Tandis que la campagne de promo' de The Batman bat son plein, Warner Bros. finit de vider les fonds de tiroirs avant d'enchaîner sur la partie la plus intéressante de l'exercice publicitaire : les prises de parole. Souvent ancrées sur un ton largement complaisant vis-à-vis des studios et de la production (souvenez-vous), celles-ci permettent parfois d'en apprendre plus sur les coulisses. Et ainsi, de remonter la chaîne alimentaire, les origines, occasionnellement tortueuses, de cette famille de projets de commande habitués à passer de mains en mains.
Vivre et Laisser Mourir
De passage chez Esquire, Matt Reeves, metteur en scène et coscénariste de cette nouvelle lecture sur le vengeur de Gotham City, a par exemple évoqué sa première approche au moment de tâter le terrain pour le script original de The Batman, écrit par Ben Affleck. Celui-ci devait au départ réaliser le projet, avant que les cafouillages internes à Warner Bros. ne finissent par le démotiver.
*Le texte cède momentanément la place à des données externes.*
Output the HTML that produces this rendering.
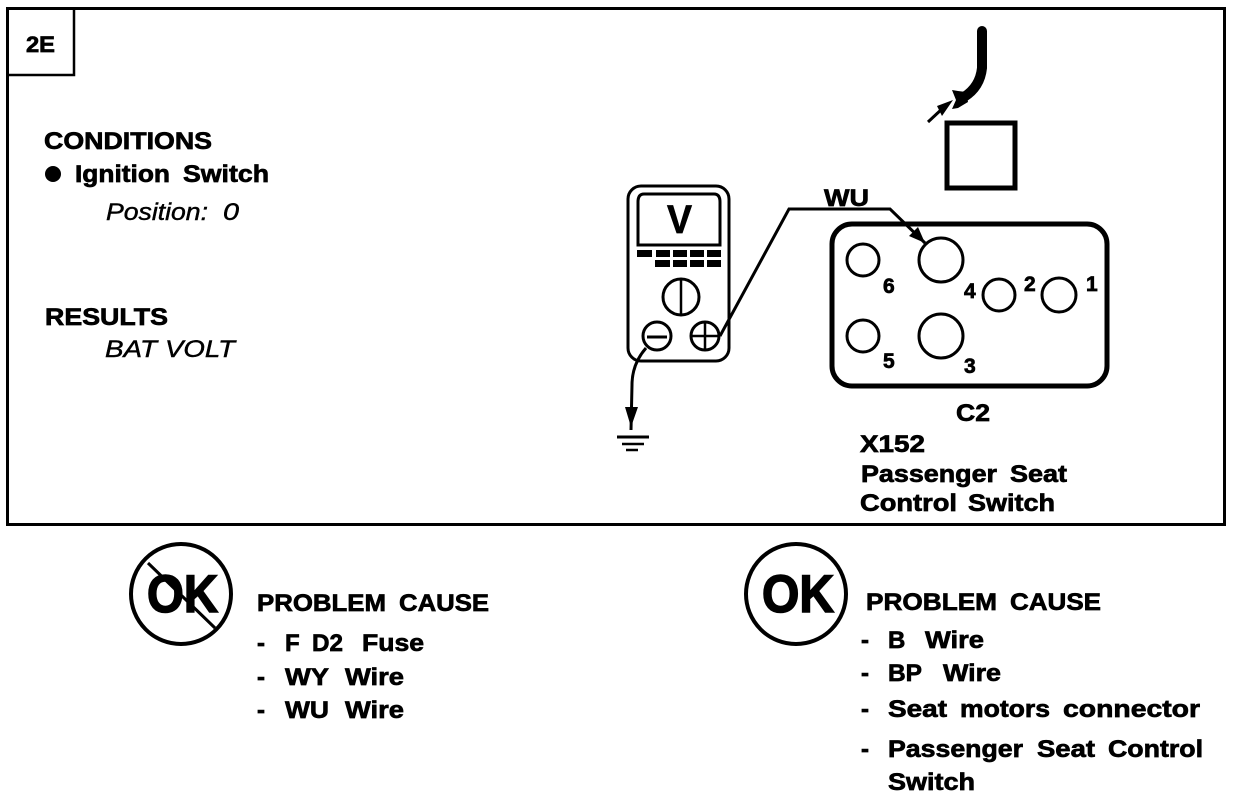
<!DOCTYPE html>
<html><head><meta charset="utf-8">
<style>
html,body{margin:0;padding:0;background:#fff;width:1248px;height:798px;overflow:hidden}
svg{display:block}
text{font-family:"Liberation Sans",sans-serif;font-weight:bold;fill:#000;stroke:#000;stroke-width:.7;font-size:24px}
.i{font-style:italic;font-weight:normal;stroke-width:.45}
.ok{font-size:53px;stroke-width:1.6}
.n{font-size:21px}
</style></head><body>
<svg width="1248" height="798" viewBox="0 0 1248 798" xmlns="http://www.w3.org/2000/svg">
<g fill="none" stroke="#000">
<rect x="7.5" y="8.5" width="1217" height="516" stroke-width="3"/>
<path d="M8 75H74V9" stroke-width="2.5"/>
<!-- meter -->
<rect x="628" y="186" width="101" height="175" rx="13" stroke-width="3"/>
<path d="M644 194H714Q720 194 720 202V245H638V202Q638 194 644 194Z" stroke-width="3"/>
<circle cx="681" cy="297" r="18" stroke-width="3"/>
<path d="M681 280V314" stroke-width="2.5"/>
<circle cx="657" cy="336" r="14" stroke-width="3"/>
<path d="M647 337H667" stroke-width="3"/>
<circle cx="705" cy="336" r="14" stroke-width="3"/>
<path d="M691 336H719M705 322V350" stroke-width="2.5"/>
<!-- wires -->
<path d="M720 336L789 209H890L925 243" stroke-width="3"/>
<path d="M646 348Q632 364 632 385L631 430" stroke-width="3"/>
<path d="M617 437H649" stroke-width="3"/>
<path d="M622 444H644" stroke-width="2.5"/>
<path d="M626 450H638" stroke-width="2.5"/>
<!-- connector -->
<rect x="832" y="224" width="275" height="162" rx="20" stroke-width="5"/>
<circle cx="863" cy="260" r="16" stroke-width="3"/>
<circle cx="941" cy="260" r="22" stroke-width="3"/>
<circle cx="999" cy="295" r="16" stroke-width="3"/>
<circle cx="1059" cy="295" r="17" stroke-width="3"/>
<circle cx="863" cy="336" r="16" stroke-width="3"/>
<circle cx="941" cy="336" r="22" stroke-width="3"/>
<!-- square and cable -->
<rect x="947" y="123" width="68" height="65" stroke-width="5"/>
<path d="M982 31V68Q980 87 964 97" stroke-width="10" stroke-linecap="round"/>
<path d="M928 122L943 108" stroke-width="3"/>
<!-- OK circles -->
<circle cx="181" cy="594" r="50" stroke-width="4"/>
<circle cx="796" cy="594" r="50" stroke-width="4"/>
<path d="M148 563L215 628" stroke-width="3"/>
</g>
<g fill="#000">
<path d="M637 250h15v7h-15zM656 250h14v7h-14zM673 250h14v7h-14zM690 250h14v7h-14zM707 250h14v7h-14z"/>
<path d="M655 260h15v7h-15zM673 260h14v7h-14zM690 260h14v7h-14zM707 260h14v7h-14z"/>
<path d="M925 243L909 236L918 227Z"/>
<path d="M631 427L625 407H638Z"/>
<path d="M953 100L937 106L942 116Z"/>
<path d="M952 90L958 91L966 92L968 102L958 108L952 109L956 100Z"/>
</g>
<text x="26" y="52" style="font-size:22px" textLength="29" lengthAdjust="spacingAndGlyphs">2E</text>
<text x="44" y="149" textLength="168" lengthAdjust="spacingAndGlyphs">CONDITIONS</text>
<circle cx="53" cy="174" r="8" fill="#000"/>
<text x="75" y="182" textLength="95" lengthAdjust="spacingAndGlyphs">Ignition</text>
<text x="183" y="182" textLength="86" lengthAdjust="spacingAndGlyphs">Switch</text>
<text class="i" x="106" y="220" textLength="102" lengthAdjust="spacingAndGlyphs">Position:</text>
<text class="i" x="223" y="220" textLength="16" lengthAdjust="spacingAndGlyphs">0</text>
<text x="45" y="325" textLength="123" lengthAdjust="spacingAndGlyphs">RESULTS</text>
<text class="i" x="105" y="357" textLength="52" lengthAdjust="spacingAndGlyphs">BAT</text>
<text class="i" x="165" y="357" textLength="70" lengthAdjust="spacingAndGlyphs">VOLT</text>
<text x="667" y="233" style="font-size:40px" textLength="25" lengthAdjust="spacingAndGlyphs">V</text>
<text x="824" y="206" textLength="45" lengthAdjust="spacingAndGlyphs">WU</text>
<text class="n" x="883" y="293">6</text>
<text class="n" x="964" y="298">4</text>
<text class="n" x="1024" y="291">2</text>
<text class="n" x="1086" y="291">1</text>
<text class="n" x="883" y="368">5</text>
<text class="n" x="964" y="373">3</text>
<text x="956" y="421" textLength="34" lengthAdjust="spacingAndGlyphs">C2</text>
<text x="860" y="452" textLength="65" lengthAdjust="spacingAndGlyphs">X152</text>
<text x="861" y="482" textLength="136" lengthAdjust="spacingAndGlyphs">Passenger</text>
<text x="1010" y="482" textLength="57" lengthAdjust="spacingAndGlyphs">Seat</text>
<text x="860" y="511" textLength="97" lengthAdjust="spacingAndGlyphs">Control</text>
<text x="968" y="511" textLength="87" lengthAdjust="spacingAndGlyphs">Switch</text>
<text class="ok" x="147" y="612" textLength="71" lengthAdjust="spacingAndGlyphs">OK</text>
<text class="ok" x="762" y="612" textLength="72" lengthAdjust="spacingAndGlyphs">OK</text>
<text x="257" y="611" textLength="129" lengthAdjust="spacingAndGlyphs">PROBLEM</text>
<text x="399" y="611" textLength="90" lengthAdjust="spacingAndGlyphs">CAUSE</text>
<text x="257" y="651">-</text>
<text x="285" y="651">F</text>
<text x="312" y="651" textLength="31" lengthAdjust="spacingAndGlyphs">D2</text>
<text x="362" y="651" textLength="62" lengthAdjust="spacingAndGlyphs">Fuse</text>
<text x="257" y="685">-</text>
<text x="285" y="685" textLength="44" lengthAdjust="spacingAndGlyphs">WY</text>
<text x="345" y="685" textLength="59" lengthAdjust="spacingAndGlyphs">Wire</text>
<text x="257" y="718">-</text>
<text x="285" y="718" textLength="44" lengthAdjust="spacingAndGlyphs">WU</text>
<text x="345" y="718" textLength="59" lengthAdjust="spacingAndGlyphs">Wire</text>
<text x="866" y="610" textLength="131" lengthAdjust="spacingAndGlyphs">PROBLEM</text>
<text x="1010" y="610" textLength="91" lengthAdjust="spacingAndGlyphs">CAUSE</text>
<text x="861" y="648">-</text>
<text x="888" y="648">B</text>
<text x="925" y="648" textLength="59" lengthAdjust="spacingAndGlyphs">Wire</text>
<text x="861" y="681">-</text>
<text x="888" y="681" textLength="34" lengthAdjust="spacingAndGlyphs">BP</text>
<text x="943" y="681" textLength="58" lengthAdjust="spacingAndGlyphs">Wire</text>
<text x="861" y="717">-</text>
<text x="888" y="717" textLength="59" lengthAdjust="spacingAndGlyphs">Seat</text>
<text x="960" y="717" textLength="90" lengthAdjust="spacingAndGlyphs">motors</text>
<text x="1063" y="717" textLength="137" lengthAdjust="spacingAndGlyphs">connector</text>
<text x="861" y="757">-</text>
<text x="888" y="757" textLength="135" lengthAdjust="spacingAndGlyphs">Passenger</text>
<text x="1037" y="757" textLength="58" lengthAdjust="spacingAndGlyphs">Seat</text>
<text x="1108" y="757" textLength="95" lengthAdjust="spacingAndGlyphs">Control</text>
<text x="888" y="790" textLength="87" lengthAdjust="spacingAndGlyphs">Switch</text>
</svg>
</body></html>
Affleck était apparemment toujours d'accord pour interpréter le personnage, et pour laisser son scénario entre les mains du studio, à condition que quelqu'un "qui trouverait l'écriture réussie" ne récupère les commandes.
Au moment de la prise de contact Reeves, Warner Bros. n'avait apparemment pas encore enterré cette première entreprise de suite dans la continuité de Batman V Superman et de Justice League (même si la scène post-générique du montage de Joss Whedon se chargera bien de couper les références explicites à la relation entre Batman et Deathstroke, pour éviter de prendre un risque inconsidéré à lier les deux projets).
"J'ai lu le script qu'ils avaient, et j'ai trouvé que c'était une approche tout à fait valable. C'était très porté sur l'action, très connecté aux autres films du DCEU, avec d'autres personnages importants venus d'autres comics. Mais j'ai immédiatement su en lisant ce scénario que ce n'était pas l'approche qui m'intéressait.
Je leur ai dit : 'écoutez. Peut-être que je ne suis pas la bonne personne pour ce projet.' Et je leur ai expliqué pourquoi j'aimais le personnage. Je leur ai dit qu'il y avait déjà eu beaucoup de bons films sur lui, mais que si c'était moi qui m'en occupait, je devrais en faire quelque chose de personnel, pour comprendre comment le manipuler, pour savoir comment manoeuvrer la caméra, quoi dire aux acteurs, et à quoi l'histoire allait ressembler. Cette approche, je leur ai dit, en leur montant le premier script, est tout à fait viable et enthousiasmante. C'est presque du James Bond, mais ce n'est pas quelque chose auquel je peux me connecter."
Pour mémoire, le premier script de
Ben Affleck, évoqué à plusieurs reprises dans la presse par plusieurs sources proches du dossier (
Joe Manganiello,
Robert Richardson) aurait suivi les manigances de
Deathstroke avec une grosse partie du scénario
basé dans l'Asile d'Arkham. Persuadé que
Batman était responsable de la mort de son fils, le mercenaire aurait causé une vaste émeute de prisonniers dans le centre de détention psychiatrique, pour un film qui aurait aussi servi à évoquer la mort de
Robin et introduire, vraisemblablement, le personnage de
Batgirl. Cette page a depuis été largement tournée,
Manganiello n'étant plus concerné par le rôle de
Deathstroke a priori, et
Barbara Gordon s'étant trouvée un autre itinéraire dans l'organigramme des studios.
Dans ce genre de cas de figure, on se demandera, encore et toujours, pourquoi DC Comics ne choisit pas d'adapter en bande-dessinée ce genre de scripts, condamnés à rester enfermer dans un placard. D'une part, le studio a payé pour ce travail, et aurait intérêt à le rentabiliser. D'autre part, des artistes comme Lee Bermejo ou Jason Fabok seraient susceptibles de coller à l'esthétique développée dans les films de Zack Snyder, ou à une approche plus photoréaliste en règle générale. Mais surtout, ce genre d'adaptations en comics permettraient de calmer la rancœur de fans encore très actifs sur les réseaux sociaux, et qui ne démordent pas de la façon dont Warner Bros. a fait le ménage après l'échec de Justice League dans ce petit début de saga. Le studio aurait vraisemblablement tout à gagner dans l'exercice - plutôt que d'attendre trente ans pour poursuivre en numérique l'idée de comics comme Batman '89 ou autres dérivations tombées trop tard pour parvenir à captiver grand monde.
The Batman est attendu pour le 2 mars 2022 au cinéma.